We’ve got to move beyond the false notion that this is an issue exclusively of minority concern. And we have to reject a politics that suggests any effort to address it in a meaningful way somehow pits the interests of a deserving middle class against those of an undeserving poor in search of handouts.”
I don't think you can have a better summation of the Obama Thesis than that. Those who support only the interests of the 1% are outside the consensus.
They're not even acting in their own interests, because a collapsing marketplace for what investments produce is a declining market. The rich are only acting in their own interests if you think those interests mean buggering everyone else, and unleashing a new era of feudalism on the world, taking us back not to 1950 or even 1881 but right back to the 15th century, which is where we're living by the Muslim calendar.

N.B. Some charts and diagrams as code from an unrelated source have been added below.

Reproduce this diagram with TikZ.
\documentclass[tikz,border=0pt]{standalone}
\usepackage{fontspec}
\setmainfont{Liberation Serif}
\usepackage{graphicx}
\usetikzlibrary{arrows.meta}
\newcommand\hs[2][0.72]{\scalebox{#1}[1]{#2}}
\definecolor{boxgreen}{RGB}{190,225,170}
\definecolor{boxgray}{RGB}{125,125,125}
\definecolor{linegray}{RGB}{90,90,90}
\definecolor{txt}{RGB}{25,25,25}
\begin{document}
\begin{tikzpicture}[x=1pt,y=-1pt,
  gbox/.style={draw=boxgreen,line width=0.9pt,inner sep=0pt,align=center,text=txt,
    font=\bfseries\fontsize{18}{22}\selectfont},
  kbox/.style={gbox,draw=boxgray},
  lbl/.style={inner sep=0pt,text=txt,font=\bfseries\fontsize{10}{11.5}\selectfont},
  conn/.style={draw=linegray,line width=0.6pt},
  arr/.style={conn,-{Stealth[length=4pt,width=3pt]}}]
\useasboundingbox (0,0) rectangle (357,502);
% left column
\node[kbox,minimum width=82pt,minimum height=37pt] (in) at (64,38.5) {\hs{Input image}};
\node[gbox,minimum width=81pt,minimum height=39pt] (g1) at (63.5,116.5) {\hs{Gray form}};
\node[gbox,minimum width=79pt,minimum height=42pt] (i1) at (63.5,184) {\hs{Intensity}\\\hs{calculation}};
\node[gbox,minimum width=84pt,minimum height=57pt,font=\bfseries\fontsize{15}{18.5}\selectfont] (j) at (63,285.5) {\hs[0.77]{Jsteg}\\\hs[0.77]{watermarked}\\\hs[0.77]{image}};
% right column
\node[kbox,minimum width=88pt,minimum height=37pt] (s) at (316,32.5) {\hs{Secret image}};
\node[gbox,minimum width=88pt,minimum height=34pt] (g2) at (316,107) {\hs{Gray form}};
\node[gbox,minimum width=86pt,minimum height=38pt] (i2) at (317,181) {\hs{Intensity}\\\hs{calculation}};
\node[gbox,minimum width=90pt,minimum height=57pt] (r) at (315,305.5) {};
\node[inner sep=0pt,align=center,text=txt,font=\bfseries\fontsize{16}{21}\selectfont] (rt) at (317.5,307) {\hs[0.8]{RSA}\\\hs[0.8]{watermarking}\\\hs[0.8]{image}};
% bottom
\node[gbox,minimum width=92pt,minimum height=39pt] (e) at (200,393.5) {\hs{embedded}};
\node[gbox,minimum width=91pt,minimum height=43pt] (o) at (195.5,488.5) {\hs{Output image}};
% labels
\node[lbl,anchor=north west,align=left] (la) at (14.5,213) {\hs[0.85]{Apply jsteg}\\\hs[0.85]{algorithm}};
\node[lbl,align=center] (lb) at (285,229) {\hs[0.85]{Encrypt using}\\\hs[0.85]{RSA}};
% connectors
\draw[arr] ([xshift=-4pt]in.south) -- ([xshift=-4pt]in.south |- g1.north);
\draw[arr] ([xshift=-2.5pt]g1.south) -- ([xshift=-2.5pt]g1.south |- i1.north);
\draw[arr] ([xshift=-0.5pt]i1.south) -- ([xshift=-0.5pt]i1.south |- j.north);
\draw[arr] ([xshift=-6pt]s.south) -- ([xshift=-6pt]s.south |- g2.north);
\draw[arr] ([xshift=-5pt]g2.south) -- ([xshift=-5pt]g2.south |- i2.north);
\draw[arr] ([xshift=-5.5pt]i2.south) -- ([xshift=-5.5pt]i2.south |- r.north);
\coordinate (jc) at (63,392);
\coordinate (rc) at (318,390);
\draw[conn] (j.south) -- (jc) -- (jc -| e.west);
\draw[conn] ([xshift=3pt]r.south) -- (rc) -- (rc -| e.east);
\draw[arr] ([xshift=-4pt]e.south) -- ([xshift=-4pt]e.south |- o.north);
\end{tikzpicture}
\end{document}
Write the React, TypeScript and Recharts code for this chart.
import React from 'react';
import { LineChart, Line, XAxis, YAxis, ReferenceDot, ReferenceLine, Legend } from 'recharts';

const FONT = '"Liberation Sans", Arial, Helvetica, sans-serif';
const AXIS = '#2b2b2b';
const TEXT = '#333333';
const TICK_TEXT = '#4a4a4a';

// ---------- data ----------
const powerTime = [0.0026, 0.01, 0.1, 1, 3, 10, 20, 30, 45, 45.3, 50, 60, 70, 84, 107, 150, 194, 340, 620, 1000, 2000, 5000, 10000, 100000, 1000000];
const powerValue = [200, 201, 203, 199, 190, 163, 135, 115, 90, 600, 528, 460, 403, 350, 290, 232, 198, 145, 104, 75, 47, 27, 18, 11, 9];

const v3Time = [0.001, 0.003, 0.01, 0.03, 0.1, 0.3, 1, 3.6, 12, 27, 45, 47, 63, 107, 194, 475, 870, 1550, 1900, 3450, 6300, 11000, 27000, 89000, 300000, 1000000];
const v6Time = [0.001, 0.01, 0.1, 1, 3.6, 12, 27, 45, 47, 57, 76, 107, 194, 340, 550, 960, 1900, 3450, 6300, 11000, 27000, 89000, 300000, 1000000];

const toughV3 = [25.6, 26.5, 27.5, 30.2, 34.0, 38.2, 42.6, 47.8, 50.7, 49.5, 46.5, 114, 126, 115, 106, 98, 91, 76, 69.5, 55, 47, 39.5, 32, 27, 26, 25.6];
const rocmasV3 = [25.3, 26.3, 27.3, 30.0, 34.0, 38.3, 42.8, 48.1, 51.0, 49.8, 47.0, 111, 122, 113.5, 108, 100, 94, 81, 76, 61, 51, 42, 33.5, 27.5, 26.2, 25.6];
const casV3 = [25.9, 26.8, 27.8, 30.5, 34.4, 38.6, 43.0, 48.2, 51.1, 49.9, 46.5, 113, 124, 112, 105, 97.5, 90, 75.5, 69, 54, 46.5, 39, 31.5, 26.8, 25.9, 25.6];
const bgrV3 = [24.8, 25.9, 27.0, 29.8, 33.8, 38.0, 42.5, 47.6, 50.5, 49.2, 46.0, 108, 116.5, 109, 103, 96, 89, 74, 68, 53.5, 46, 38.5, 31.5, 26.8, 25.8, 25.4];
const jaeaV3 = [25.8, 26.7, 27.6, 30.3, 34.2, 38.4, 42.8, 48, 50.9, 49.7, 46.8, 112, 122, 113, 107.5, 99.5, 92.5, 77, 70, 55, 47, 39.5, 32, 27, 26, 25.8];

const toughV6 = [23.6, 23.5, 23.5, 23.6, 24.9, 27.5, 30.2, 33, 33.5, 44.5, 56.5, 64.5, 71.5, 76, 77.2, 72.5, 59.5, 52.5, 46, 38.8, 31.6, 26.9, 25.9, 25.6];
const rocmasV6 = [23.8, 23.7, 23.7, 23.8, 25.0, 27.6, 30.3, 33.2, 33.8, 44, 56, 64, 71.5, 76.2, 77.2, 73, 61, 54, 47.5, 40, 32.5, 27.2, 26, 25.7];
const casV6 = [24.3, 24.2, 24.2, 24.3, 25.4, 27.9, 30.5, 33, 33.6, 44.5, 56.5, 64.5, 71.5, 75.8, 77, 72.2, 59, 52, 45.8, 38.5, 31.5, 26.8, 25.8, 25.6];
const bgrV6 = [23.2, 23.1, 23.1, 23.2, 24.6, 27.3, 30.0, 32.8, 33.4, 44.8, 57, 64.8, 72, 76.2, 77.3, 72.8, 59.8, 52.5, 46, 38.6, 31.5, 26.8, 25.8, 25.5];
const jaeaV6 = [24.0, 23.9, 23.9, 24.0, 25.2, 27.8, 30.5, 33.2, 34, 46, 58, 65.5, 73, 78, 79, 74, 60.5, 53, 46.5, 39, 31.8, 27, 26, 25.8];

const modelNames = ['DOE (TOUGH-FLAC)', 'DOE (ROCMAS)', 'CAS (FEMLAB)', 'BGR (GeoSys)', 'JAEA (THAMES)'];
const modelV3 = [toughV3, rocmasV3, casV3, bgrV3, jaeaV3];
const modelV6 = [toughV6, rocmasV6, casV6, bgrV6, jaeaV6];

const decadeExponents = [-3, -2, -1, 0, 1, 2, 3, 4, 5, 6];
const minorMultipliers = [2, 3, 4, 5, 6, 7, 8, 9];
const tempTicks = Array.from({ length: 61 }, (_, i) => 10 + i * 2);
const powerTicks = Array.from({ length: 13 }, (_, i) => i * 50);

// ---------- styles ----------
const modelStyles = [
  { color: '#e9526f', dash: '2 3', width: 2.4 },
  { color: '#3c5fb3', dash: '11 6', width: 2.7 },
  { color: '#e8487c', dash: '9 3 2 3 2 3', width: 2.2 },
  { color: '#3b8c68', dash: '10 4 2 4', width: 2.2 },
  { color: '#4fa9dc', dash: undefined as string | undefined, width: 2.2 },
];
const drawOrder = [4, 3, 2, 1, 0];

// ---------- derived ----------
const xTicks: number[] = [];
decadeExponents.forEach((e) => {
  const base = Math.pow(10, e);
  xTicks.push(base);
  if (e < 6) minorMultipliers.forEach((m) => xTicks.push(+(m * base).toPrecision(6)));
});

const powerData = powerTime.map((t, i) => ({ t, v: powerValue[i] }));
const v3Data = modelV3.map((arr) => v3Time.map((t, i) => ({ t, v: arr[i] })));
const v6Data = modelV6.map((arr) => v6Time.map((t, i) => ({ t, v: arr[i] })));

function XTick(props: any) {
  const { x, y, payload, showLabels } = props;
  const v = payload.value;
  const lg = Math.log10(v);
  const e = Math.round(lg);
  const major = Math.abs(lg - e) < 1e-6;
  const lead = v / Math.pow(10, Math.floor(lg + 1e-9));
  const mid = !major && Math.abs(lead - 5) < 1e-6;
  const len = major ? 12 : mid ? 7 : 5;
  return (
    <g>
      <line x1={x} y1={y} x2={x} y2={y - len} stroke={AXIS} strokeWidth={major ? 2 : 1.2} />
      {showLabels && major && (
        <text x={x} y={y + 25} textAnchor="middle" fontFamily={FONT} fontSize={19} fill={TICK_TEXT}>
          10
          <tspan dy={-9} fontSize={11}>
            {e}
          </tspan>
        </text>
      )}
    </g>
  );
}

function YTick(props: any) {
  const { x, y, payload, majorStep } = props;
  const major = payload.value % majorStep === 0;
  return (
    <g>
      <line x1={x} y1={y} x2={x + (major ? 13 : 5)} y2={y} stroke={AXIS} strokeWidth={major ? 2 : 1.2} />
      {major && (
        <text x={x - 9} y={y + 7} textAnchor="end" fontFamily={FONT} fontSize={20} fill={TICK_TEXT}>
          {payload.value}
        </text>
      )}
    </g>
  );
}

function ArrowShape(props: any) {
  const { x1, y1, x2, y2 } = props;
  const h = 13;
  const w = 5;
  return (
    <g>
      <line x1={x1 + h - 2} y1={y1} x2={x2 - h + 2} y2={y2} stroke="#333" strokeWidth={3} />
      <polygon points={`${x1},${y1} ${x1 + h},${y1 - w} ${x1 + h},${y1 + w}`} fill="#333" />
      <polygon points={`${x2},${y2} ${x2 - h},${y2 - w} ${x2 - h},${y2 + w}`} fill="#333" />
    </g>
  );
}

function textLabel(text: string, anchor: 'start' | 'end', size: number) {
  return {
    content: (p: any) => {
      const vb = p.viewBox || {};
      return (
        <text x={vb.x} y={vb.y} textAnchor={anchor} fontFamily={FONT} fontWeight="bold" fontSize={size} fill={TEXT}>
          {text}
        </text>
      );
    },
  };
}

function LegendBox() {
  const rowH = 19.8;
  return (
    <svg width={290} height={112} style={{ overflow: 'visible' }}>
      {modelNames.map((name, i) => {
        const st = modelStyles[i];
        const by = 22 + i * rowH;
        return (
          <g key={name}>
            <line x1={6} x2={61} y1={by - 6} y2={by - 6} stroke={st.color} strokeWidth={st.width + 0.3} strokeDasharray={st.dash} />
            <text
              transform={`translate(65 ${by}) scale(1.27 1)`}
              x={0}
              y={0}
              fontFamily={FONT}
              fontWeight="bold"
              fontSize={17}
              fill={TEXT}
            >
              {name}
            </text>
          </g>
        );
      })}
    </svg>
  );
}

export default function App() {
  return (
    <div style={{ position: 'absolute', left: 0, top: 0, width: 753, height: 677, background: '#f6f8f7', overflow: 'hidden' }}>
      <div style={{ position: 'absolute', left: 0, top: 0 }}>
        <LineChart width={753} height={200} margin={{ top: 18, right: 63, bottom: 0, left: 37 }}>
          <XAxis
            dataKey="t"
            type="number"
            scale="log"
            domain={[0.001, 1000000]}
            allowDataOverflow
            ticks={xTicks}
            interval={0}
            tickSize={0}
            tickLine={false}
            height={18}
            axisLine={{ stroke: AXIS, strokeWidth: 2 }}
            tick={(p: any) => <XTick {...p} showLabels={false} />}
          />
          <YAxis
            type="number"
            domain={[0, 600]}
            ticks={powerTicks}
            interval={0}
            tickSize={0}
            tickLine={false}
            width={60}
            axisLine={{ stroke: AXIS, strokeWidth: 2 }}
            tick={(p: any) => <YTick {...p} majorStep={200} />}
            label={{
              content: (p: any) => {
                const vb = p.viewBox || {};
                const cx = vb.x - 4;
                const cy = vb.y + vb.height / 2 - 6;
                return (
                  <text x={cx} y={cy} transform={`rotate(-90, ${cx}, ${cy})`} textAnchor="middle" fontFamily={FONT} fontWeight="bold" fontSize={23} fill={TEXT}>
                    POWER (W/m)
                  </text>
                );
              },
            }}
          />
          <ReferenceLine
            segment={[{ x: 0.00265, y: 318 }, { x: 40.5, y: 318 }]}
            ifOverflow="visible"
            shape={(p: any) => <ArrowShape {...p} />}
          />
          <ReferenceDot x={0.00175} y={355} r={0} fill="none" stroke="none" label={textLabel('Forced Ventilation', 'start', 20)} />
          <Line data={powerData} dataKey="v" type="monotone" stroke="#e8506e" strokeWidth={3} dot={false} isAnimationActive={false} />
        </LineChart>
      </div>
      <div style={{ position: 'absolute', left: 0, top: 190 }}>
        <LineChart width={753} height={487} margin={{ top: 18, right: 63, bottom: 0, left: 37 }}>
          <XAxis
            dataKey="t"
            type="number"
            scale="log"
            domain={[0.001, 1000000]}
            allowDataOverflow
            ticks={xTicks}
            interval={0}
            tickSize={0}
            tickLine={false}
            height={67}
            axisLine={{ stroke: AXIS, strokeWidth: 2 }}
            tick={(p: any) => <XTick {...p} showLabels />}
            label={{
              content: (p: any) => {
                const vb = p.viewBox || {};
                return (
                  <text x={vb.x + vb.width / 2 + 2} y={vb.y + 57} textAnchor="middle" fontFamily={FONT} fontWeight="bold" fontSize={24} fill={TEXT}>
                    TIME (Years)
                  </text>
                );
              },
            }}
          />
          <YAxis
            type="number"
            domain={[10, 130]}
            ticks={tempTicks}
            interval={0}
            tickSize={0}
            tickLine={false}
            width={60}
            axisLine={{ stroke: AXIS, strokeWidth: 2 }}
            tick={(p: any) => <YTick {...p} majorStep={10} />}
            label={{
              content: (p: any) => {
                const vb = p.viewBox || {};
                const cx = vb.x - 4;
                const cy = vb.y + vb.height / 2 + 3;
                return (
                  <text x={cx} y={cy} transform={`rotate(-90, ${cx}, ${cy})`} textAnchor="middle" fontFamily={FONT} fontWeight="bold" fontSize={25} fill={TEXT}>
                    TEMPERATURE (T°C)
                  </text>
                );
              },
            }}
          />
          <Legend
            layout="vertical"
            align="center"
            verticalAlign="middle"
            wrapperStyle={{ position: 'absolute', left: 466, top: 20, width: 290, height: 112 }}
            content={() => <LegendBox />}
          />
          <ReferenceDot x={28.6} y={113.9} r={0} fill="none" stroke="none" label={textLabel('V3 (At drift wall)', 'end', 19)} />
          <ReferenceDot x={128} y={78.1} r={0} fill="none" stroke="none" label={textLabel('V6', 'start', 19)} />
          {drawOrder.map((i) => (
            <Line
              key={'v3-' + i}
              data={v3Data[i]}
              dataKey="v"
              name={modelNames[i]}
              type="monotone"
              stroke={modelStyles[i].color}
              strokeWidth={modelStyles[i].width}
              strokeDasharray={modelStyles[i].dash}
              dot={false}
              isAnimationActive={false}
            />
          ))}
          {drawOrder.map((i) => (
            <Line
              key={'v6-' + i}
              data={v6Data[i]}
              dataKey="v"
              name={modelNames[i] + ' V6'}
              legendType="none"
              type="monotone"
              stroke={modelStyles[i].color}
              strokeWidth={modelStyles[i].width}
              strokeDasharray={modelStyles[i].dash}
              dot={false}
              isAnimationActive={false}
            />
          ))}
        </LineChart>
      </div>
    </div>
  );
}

Each new generation's thesis begins with a key challenge. To our nation, in Lincoln's Day. To economic progress, in McKinley's day. To democracy, in Franklin Roosevelt's day. To order, in Nixon's day.
This is our challenge, maximizing the value of our human capital, which in the Age of the Internet is the kind of capital that counts most.
None of this will be settled in 2014, but as time passes we learn to forget the past and focus on the future. This is what our children will begin their life's struggle for. Only when we're united, only when all our human capital is engaged, can we have any hope of heading off the destruction of all life, caused by man's past successes, that is heading our way.